Unemployment and low job growth, along with economic and social problems, have contributed to the rise in numbers in the past, according to the report.
However, in spite of negative economic factors, there was a slight decrease in homelessness from 2011 to 2012, said Gary Grier, director of community engagement at the Coalition for the Homeless of Houston and Harris County. Although there was a decline in the total number of homeless in the county, there were increased numbers of unsheltered homeless along the Hwy. 290 corridor, he said.
“We have over 100 clients on our roster that we see regularly along this corridor,” said Jean Dryer, executive director of Cy–Fair Helping Hands, a program poised to assist the homeless in the area between Bingle Road and Cypress–Rosehill. “We see new people every week. The homeless are in this area for the same reasons that most of us are: they grew up here, they lived here before they became homeless, they had jobs here, they feel safer here than in more populated areas and they don’t want to live in large groups.”

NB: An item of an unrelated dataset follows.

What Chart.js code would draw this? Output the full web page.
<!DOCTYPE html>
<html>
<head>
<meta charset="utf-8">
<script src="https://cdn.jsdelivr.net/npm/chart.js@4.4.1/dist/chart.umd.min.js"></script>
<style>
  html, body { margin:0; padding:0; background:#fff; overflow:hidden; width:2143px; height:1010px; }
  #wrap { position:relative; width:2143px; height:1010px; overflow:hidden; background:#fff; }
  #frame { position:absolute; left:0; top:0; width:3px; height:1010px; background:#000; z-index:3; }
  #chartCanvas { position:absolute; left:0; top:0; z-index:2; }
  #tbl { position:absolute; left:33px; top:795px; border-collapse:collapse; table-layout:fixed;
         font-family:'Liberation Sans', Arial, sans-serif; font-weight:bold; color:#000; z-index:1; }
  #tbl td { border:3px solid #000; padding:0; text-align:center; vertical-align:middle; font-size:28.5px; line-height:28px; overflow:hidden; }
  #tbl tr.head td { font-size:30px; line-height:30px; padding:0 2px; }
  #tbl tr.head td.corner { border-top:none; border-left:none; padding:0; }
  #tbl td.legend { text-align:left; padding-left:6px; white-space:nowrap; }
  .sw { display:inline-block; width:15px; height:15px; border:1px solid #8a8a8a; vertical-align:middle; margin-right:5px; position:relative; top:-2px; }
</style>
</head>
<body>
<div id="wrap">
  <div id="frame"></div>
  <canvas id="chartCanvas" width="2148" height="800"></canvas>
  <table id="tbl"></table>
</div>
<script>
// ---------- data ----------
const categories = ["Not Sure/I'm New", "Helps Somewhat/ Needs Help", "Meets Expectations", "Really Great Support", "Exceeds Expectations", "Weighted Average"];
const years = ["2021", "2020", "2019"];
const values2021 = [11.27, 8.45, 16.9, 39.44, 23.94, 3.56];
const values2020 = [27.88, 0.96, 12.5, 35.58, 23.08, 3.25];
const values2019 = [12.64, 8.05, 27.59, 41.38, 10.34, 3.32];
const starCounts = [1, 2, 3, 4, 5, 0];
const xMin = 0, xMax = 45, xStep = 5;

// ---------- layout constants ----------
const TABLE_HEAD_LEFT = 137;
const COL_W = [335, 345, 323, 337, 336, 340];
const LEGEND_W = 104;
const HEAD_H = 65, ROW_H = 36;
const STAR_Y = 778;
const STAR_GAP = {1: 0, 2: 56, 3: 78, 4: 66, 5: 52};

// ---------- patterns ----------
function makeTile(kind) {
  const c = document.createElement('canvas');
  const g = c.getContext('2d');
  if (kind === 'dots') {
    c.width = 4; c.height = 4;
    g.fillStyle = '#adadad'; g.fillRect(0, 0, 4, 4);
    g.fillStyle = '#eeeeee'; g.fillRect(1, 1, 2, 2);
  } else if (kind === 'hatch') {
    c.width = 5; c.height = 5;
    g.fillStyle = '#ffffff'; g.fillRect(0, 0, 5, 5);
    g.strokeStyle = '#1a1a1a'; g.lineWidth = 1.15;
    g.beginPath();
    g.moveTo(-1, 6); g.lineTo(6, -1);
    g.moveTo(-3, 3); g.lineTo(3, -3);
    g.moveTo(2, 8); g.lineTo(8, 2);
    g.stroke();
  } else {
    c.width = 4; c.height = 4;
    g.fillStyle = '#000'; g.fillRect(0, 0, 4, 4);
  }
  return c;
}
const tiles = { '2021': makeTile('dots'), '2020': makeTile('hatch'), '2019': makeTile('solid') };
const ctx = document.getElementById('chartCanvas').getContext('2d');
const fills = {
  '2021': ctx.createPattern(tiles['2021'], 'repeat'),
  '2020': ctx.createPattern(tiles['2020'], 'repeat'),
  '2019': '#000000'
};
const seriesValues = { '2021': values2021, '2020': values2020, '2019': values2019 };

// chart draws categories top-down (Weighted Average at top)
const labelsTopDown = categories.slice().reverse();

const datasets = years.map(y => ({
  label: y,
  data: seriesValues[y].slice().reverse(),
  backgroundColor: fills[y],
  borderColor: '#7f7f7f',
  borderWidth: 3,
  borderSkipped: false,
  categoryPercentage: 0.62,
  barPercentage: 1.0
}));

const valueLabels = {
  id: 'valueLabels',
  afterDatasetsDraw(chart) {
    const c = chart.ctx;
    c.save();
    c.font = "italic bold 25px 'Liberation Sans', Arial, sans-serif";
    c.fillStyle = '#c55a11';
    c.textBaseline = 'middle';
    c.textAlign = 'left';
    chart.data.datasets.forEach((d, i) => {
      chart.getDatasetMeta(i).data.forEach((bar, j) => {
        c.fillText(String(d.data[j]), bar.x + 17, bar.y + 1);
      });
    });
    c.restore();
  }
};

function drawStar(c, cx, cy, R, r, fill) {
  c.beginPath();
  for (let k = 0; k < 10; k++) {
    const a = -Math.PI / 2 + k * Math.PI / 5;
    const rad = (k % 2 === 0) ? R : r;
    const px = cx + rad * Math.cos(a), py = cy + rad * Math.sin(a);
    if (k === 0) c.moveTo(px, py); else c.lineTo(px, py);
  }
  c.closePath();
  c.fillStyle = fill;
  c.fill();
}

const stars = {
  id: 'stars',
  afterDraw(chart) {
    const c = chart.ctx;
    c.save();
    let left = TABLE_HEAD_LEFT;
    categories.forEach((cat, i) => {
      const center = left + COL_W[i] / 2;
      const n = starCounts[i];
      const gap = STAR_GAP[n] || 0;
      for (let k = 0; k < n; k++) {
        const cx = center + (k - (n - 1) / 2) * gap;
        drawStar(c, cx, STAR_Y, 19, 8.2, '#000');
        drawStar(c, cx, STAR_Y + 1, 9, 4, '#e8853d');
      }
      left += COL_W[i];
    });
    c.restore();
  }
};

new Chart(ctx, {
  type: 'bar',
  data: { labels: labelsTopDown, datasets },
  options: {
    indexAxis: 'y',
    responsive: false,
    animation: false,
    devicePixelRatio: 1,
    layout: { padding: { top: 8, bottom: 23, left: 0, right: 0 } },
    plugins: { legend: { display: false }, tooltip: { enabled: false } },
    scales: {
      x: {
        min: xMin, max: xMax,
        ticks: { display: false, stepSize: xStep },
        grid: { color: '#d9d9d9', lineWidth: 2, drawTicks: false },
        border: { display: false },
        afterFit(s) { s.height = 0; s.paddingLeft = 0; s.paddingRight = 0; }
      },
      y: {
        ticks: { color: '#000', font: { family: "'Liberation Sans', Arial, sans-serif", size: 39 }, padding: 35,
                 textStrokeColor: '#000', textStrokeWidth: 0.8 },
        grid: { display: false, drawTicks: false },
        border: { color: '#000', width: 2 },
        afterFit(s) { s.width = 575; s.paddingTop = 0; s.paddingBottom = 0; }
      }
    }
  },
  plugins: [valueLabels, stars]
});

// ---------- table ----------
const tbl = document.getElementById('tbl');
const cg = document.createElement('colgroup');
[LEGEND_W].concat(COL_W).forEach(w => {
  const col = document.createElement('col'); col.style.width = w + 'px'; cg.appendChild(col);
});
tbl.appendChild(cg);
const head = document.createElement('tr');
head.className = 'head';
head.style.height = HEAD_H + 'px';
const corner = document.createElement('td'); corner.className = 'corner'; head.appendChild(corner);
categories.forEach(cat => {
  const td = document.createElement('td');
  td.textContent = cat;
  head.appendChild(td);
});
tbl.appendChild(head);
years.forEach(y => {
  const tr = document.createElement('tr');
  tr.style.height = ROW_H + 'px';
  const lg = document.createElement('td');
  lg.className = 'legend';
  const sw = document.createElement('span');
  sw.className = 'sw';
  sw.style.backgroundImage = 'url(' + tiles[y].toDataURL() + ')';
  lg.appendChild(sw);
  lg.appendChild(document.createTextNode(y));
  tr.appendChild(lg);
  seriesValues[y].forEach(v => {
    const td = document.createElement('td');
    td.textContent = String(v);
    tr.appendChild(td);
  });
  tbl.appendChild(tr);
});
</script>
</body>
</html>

According to Cy–Fair Helping Hands, a majority of the homeless in the area live in groups with two to five people. The program performs outreach for unsheltered homeless twice a week and works with Houston First Church of God, which provides weekly hot meals, showers, clothes and guidance every Thursday.
“Certainly homelessness is a complex problem with multiple causes,” Grier said. “The key to solving homelessness is understanding who is homeless.” Unsheltered homeless, or those living on the streets, in parks or in vehicles, differ from sheltered homeless living in temporary housing, motels or with relatives.
Grier said an increase in the number of permanent supportive housing units—which combine housing and services to help the economically disadvantaged—may have led to the recent decline in homeless numbers.
“PSH units are one proven housing intervention that helps chronic homeless persons immediately exit homelessness,” he said. “There is some evidence that the community planning and coordination process is decreasing the number of homeless persons. There are a number of outreach and day service programs that assist homeless persons, but do not provide overnight shelter or housing.”
Permanent supportive housing and rapid re-housing—which are typically run by the U.S. Department of Housing and Urban Development—are two programs that aim to abate the number of unsheltered homeless throughout the city and have proven sucessful locally and nationally, Greir said. However, there are currently no PSH units serving the Cy–Fair area or Hwy. 290 corridor.